All It Takes Is 30 Minutes: Smart Pre-Trip Inspections
The CVSA’s three-day International Roadcheck may be over, but the inspections will continue every single day, without fail. Every truck driver has been trained on how to do a pre-trip truck inspection. But, do they actually take the time to go through this process every time they hit the road? Maybe. Maybe not.
Pre-trip inspections are important because it’s your responsibility to ensure everything in your vehicle is operating correctly. Not only will this keep you, your vehicle, and those sharing the road with you safe, it can also save you valuable money and roll time.
A normal pre-trip inspection takes anywhere from 15-30 minutes if nothing is wrong with your vehicle. Ready to get started? Here is a summary of what you need to look at when performing a pre-trip truck inspection:
Truck Front and Engine
Pop the hood and look at all your truck’s components including your fluids. Critical fluids include power steering, coolant, windshield washer fluid, and engine oil. Your checklist should include the water pump, alternator, and the air compressor as well. Lastly, make sure you inspect the suspension, brakes, and tires.
Truck Rear and Side
Walk around the sides and rear of the truck to examine the air hoses, exhaust, and the catwalk. Inspect the drive axle as well as the tires, brakes, and suspension from this perspective.
Make sure you specifically check the fifth wheel and kingpin. The tractor portions include the skid plate, slide locking pin, and the pivot pin and release arm. Be sure to always circle back and examine the trailer portion, which includes the apron, the bottom of the trailer, and the kingpin.

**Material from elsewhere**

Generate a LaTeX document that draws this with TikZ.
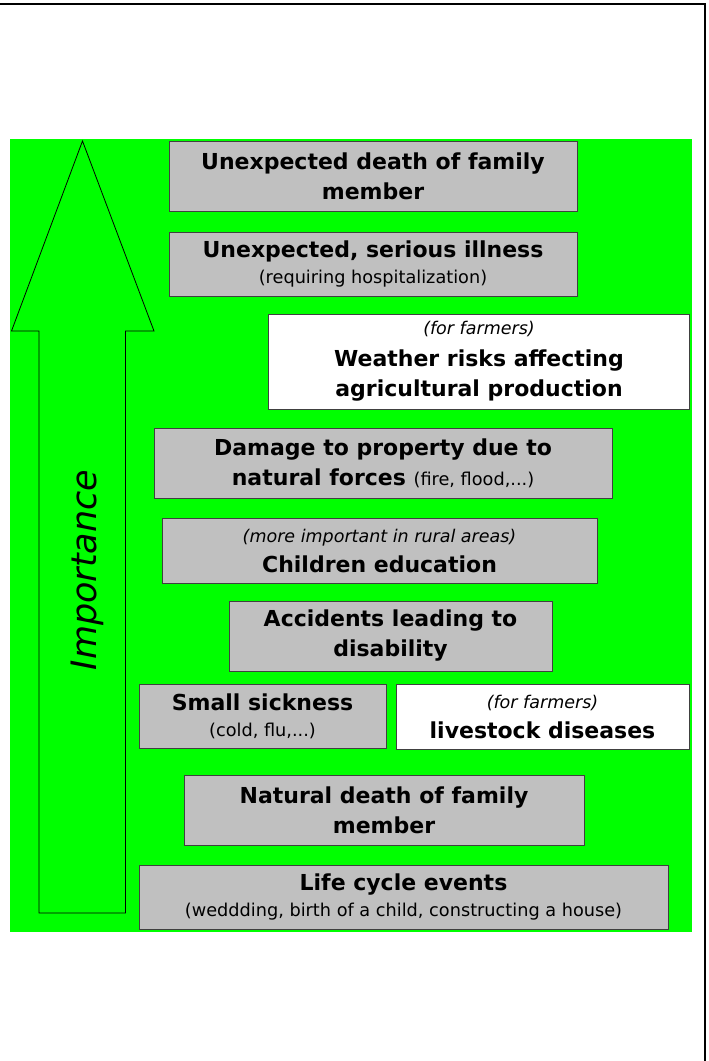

Engine Start and Cab Check
The cab check is just as much about your safety as it is for your comfort. You should begin with checking your seatbelt, your shifting distance, clutch room, and the state of your parking brake. Once you turn your vehicle on, check the windshield wipers, the gauges, the heat and defrost, and the vehicle lights. Take some time to also build air pressure for the airbrakes for your brake check.
Take extra care here and ensure all aspects of the brake system are in proper order. This includes the air brakes, parking brakes, and hydraulic brakes.
Your safety is important so be sure to confirm the cab includes a fire extinguisher, three safety triangles, and electrical fuses. A first aid kit is always a good idea as well as an emergency blanket, and the like.
Pre-trip inspections help minimize problems on the road. Whether you’re a seasoned driver or a newly minted driver with a fresh CDL, take the time to go through with the inspection. You could save yourself time, money, and potentially your own life or someone else’s down the road.